→ **WHAT TO DO**
Retype the whole listing verbatim and keep the pictures out of it.
▬▬▬
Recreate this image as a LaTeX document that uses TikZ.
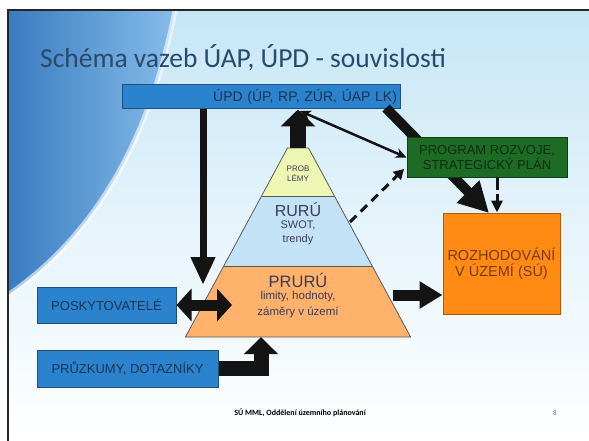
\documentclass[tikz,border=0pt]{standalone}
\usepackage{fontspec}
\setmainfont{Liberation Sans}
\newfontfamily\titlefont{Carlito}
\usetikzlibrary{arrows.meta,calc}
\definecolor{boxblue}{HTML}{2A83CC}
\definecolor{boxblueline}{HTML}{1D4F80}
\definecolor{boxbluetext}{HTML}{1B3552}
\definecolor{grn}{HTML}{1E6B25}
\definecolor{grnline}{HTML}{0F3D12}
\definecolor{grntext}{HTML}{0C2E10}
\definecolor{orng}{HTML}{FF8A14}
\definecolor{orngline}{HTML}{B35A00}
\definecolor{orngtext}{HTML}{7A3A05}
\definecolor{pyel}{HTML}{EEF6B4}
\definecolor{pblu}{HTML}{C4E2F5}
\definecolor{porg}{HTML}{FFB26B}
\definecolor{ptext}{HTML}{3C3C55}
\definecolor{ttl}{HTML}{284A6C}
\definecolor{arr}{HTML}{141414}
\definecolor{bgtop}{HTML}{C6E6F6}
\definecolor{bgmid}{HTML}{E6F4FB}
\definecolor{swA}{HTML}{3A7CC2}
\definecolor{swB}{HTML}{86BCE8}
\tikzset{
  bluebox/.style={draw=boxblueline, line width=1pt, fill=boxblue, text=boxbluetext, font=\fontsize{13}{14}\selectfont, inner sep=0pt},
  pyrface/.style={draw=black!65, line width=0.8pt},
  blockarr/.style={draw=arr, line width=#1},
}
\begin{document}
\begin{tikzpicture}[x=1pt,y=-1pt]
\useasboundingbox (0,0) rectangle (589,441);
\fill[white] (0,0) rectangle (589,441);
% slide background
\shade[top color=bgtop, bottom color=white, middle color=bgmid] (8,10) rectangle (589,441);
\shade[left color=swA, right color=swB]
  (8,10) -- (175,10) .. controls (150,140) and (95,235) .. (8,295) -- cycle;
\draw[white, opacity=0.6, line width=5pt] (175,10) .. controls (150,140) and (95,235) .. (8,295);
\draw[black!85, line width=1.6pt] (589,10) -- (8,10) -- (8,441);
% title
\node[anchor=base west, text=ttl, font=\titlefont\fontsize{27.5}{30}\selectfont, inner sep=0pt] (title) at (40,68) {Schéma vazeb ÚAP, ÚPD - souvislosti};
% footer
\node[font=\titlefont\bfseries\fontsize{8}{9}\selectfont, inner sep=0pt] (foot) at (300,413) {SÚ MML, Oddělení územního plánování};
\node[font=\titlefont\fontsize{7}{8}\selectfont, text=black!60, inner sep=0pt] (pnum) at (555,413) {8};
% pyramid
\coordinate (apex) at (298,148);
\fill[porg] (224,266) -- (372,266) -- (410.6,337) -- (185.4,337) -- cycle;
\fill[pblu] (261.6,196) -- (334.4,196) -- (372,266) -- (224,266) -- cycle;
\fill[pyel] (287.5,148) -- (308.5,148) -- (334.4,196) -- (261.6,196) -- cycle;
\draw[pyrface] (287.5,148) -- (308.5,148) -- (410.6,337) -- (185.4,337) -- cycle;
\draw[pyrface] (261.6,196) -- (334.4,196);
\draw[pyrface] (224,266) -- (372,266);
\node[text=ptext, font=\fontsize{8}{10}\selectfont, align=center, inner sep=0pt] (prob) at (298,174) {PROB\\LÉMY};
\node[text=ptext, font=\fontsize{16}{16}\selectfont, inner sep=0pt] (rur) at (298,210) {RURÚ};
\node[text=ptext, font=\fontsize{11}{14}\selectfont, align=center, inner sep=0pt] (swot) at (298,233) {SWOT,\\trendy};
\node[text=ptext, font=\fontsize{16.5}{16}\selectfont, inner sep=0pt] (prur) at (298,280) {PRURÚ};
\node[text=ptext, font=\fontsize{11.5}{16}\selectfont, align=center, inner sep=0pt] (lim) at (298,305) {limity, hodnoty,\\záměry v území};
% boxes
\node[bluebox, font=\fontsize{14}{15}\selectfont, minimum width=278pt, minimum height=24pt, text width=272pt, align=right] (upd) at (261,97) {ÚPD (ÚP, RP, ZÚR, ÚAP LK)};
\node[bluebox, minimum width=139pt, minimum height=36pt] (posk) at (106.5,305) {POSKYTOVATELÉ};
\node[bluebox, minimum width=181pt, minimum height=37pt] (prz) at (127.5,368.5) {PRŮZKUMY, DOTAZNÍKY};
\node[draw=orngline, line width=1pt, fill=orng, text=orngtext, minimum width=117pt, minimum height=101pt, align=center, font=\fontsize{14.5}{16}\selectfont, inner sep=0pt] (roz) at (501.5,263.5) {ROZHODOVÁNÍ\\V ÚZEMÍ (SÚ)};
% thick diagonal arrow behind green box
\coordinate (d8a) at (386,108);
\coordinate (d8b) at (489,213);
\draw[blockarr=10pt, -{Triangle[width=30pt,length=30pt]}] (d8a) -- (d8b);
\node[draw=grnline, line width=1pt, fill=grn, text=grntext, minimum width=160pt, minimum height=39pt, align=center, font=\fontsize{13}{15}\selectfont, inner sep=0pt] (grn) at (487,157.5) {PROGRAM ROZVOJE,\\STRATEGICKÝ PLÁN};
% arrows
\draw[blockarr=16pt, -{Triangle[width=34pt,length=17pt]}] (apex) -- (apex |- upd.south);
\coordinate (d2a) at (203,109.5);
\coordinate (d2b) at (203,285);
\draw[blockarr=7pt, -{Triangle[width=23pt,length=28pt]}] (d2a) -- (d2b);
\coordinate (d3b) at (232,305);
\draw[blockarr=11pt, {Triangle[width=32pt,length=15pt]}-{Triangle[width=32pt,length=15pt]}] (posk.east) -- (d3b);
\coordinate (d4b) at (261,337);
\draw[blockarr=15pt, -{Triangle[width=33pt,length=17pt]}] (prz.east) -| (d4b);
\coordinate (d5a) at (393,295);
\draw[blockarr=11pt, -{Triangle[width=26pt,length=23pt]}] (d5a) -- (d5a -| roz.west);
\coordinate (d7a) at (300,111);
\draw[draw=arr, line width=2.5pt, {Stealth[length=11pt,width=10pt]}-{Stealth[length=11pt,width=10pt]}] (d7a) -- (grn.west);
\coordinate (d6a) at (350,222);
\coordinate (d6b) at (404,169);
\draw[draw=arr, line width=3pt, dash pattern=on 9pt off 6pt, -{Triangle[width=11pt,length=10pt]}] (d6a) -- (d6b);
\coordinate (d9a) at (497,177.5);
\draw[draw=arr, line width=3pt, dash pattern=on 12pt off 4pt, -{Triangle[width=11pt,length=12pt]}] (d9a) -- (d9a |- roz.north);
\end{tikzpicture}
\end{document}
▬▬▬
→ **SOLUTION**
Recreate this image as a LaTeX document that uses TikZ.
\documentclass[tikz,border=0pt]{standalone}
\usepackage{fontspec}
\setmainfont{Liberation Sans}
\newfontfamily\titlefont{Carlito}
\usetikzlibrary{arrows.meta,calc}
\definecolor{boxblue}{HTML}{2A83CC}
\definecolor{boxblueline}{HTML}{1D4F80}
\definecolor{boxbluetext}{HTML}{1B3552}
\definecolor{grn}{HTML}{1E6B25}
\definecolor{grnline}{HTML}{0F3D12}
\definecolor{grntext}{HTML}{0C2E10}
\definecolor{orng}{HTML}{FF8A14}
\definecolor{orngline}{HTML}{B35A00}
\definecolor{orngtext}{HTML}{7A3A05}
\definecolor{pyel}{HTML}{EEF6B4}
\definecolor{pblu}{HTML}{C4E2F5}
\definecolor{porg}{HTML}{FFB26B}
\definecolor{ptext}{HTML}{3C3C55}
\definecolor{ttl}{HTML}{284A6C}
\definecolor{arr}{HTML}{141414}
\definecolor{bgtop}{HTML}{C6E6F6}
\definecolor{bgmid}{HTML}{E6F4FB}
\definecolor{swA}{HTML}{3A7CC2}
\definecolor{swB}{HTML}{86BCE8}
\tikzset{
  bluebox/.style={draw=boxblueline, line width=1pt, fill=boxblue, text=boxbluetext, font=\fontsize{13}{14}\selectfont, inner sep=0pt},
  pyrface/.style={draw=black!65, line width=0.8pt},
  blockarr/.style={draw=arr, line width=#1},
}
\begin{document}
\begin{tikzpicture}[x=1pt,y=-1pt]
\useasboundingbox (0,0) rectangle (589,441);
\fill[white] (0,0) rectangle (589,441);
% slide background
\shade[top color=bgtop, bottom color=white, middle color=bgmid] (8,10) rectangle (589,441);
\shade[left color=swA, right color=swB]
  (8,10) -- (175,10) .. controls (150,140) and (95,235) .. (8,295) -- cycle;
\draw[white, opacity=0.6, line width=5pt] (175,10) .. controls (150,140) and (95,235) .. (8,295);
\draw[black!85, line width=1.6pt] (589,10) -- (8,10) -- (8,441);
% title
\node[anchor=base west, text=ttl, font=\titlefont\fontsize{27.5}{30}\selectfont, inner sep=0pt] (title) at (40,68) {Schéma vazeb ÚAP, ÚPD - souvislosti};
% footer
\node[font=\titlefont\bfseries\fontsize{8}{9}\selectfont, inner sep=0pt] (foot) at (300,413) {SÚ MML, Oddělení územního plánování};
\node[font=\titlefont\fontsize{7}{8}\selectfont, text=black!60, inner sep=0pt] (pnum) at (555,413) {8};
% pyramid
\coordinate (apex) at (298,148);
\fill[porg] (224,266) -- (372,266) -- (410.6,337) -- (185.4,337) -- cycle;
\fill[pblu] (261.6,196) -- (334.4,196) -- (372,266) -- (224,266) -- cycle;
\fill[pyel] (287.5,148) -- (308.5,148) -- (334.4,196) -- (261.6,196) -- cycle;
\draw[pyrface] (287.5,148) -- (308.5,148) -- (410.6,337) -- (185.4,337) -- cycle;
\draw[pyrface] (261.6,196) -- (334.4,196);
\draw[pyrface] (224,266) -- (372,266);
\node[text=ptext, font=\fontsize{8}{10}\selectfont, align=center, inner sep=0pt] (prob) at (298,174) {PROB\\LÉMY};
\node[text=ptext, font=\fontsize{16}{16}\selectfont, inner sep=0pt] (rur) at (298,210) {RURÚ};
\node[text=ptext, font=\fontsize{11}{14}\selectfont, align=center, inner sep=0pt] (swot) at (298,233) {SWOT,\\trendy};
\node[text=ptext, font=\fontsize{16.5}{16}\selectfont, inner sep=0pt] (prur) at (298,280) {PRURÚ};
\node[text=ptext, font=\fontsize{11.5}{16}\selectfont, align=center, inner sep=0pt] (lim) at (298,305) {limity, hodnoty,\\záměry v území};
% boxes
\node[bluebox, font=\fontsize{14}{15}\selectfont, minimum width=278pt, minimum height=24pt, text width=272pt, align=right] (upd) at (261,97) {ÚPD (ÚP, RP, ZÚR, ÚAP LK)};
\node[bluebox, minimum width=139pt, minimum height=36pt] (posk) at (106.5,305) {POSKYTOVATELÉ};
\node[bluebox, minimum width=181pt, minimum height=37pt] (prz) at (127.5,368.5) {PRŮZKUMY, DOTAZNÍKY};
\node[draw=orngline, line width=1pt, fill=orng, text=orngtext, minimum width=117pt, minimum height=101pt, align=center, font=\fontsize{14.5}{16}\selectfont, inner sep=0pt] (roz) at (501.5,263.5) {ROZHODOVÁNÍ\\V ÚZEMÍ (SÚ)};
% thick diagonal arrow behind green box
\coordinate (d8a) at (386,108);
\coordinate (d8b) at (489,213);
\draw[blockarr=10pt, -{Triangle[width=30pt,length=30pt]}] (d8a) -- (d8b);
\node[draw=grnline, line width=1pt, fill=grn, text=grntext, minimum width=160pt, minimum height=39pt, align=center, font=\fontsize{13}{15}\selectfont, inner sep=0pt] (grn) at (487,157.5) {PROGRAM ROZVOJE,\\STRATEGICKÝ PLÁN};
% arrows
\draw[blockarr=16pt, -{Triangle[width=34pt,length=17pt]}] (apex) -- (apex |- upd.south);
\coordinate (d2a) at (203,109.5);
\coordinate (d2b) at (203,285);
\draw[blockarr=7pt, -{Triangle[width=23pt,length=28pt]}] (d2a) -- (d2b);
\coordinate (d3b) at (232,305);
\draw[blockarr=11pt, {Triangle[width=32pt,length=15pt]}-{Triangle[width=32pt,length=15pt]}] (posk.east) -- (d3b);
\coordinate (d4b) at (261,337);
\draw[blockarr=15pt, -{Triangle[width=33pt,length=17pt]}] (prz.east) -| (d4b);
\coordinate (d5a) at (393,295);
\draw[blockarr=11pt, -{Triangle[width=26pt,length=23pt]}] (d5a) -- (d5a -| roz.west);
\coordinate (d7a) at (300,111);
\draw[draw=arr, line width=2.5pt, {Stealth[length=11pt,width=10pt]}-{Stealth[length=11pt,width=10pt]}] (d7a) -- (grn.west);
\coordinate (d6a) at (350,222);
\coordinate (d6b) at (404,169);
\draw[draw=arr, line width=3pt, dash pattern=on 9pt off 6pt, -{Triangle[width=11pt,length=10pt]}] (d6a) -- (d6b);
\coordinate (d9a) at (497,177.5);
\draw[draw=arr, line width=3pt, dash pattern=on 12pt off 4pt, -{Triangle[width=11pt,length=12pt]}] (d9a) -- (d9a |- roz.north);
\end{tikzpicture}
\end{document}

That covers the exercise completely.